# DIY RR signals?



## Sacramento Northern (Dec 28, 2014)

I'm looking for DIY signals (3 lights, searchlight or CPL) that someone makes, if not, know any fabrication company that cuts it?

Lastly, Anyone have Technical measurement drawings of any RR Signals?

Thx,

SN


----------



## Acela150 (Dec 28, 2014)

http://www.railroadsignals.us


----------



## railiner (Dec 28, 2014)

Sacramento Northern said:


> I'm looking for DIY signals (3 lights, searchlight or CPL) that someone makes, if not, know any fabrication company that cuts it?
> 
> Lastly, Anyone have Technical measurement drawings of any RR Signals?
> 
> ...


Or did you mean something like this... http://prr.railfan.net/signalstandards/standards.cgi?plan=312-S1--&frame=YES&sortdir=up&sortby=2&rr=all


----------



## Sacramento Northern (Dec 28, 2014)

Hopefully yes.
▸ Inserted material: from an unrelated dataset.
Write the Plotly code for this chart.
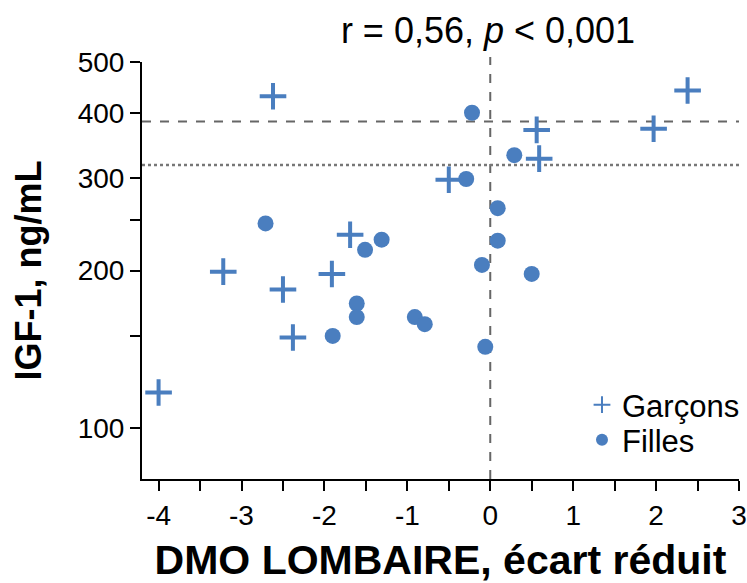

How about other signal heads?


----------



## railiner (Dec 30, 2014)

Some more here...http://prr.railfan.net/signalstandards/

.I just google'd the 'net and came up with that site....you may find other's if you give it a try....


----------



## Sacramento Northern (Dec 30, 2014)

Guess searching via Bing sucks ... I'll switch over to Google


----------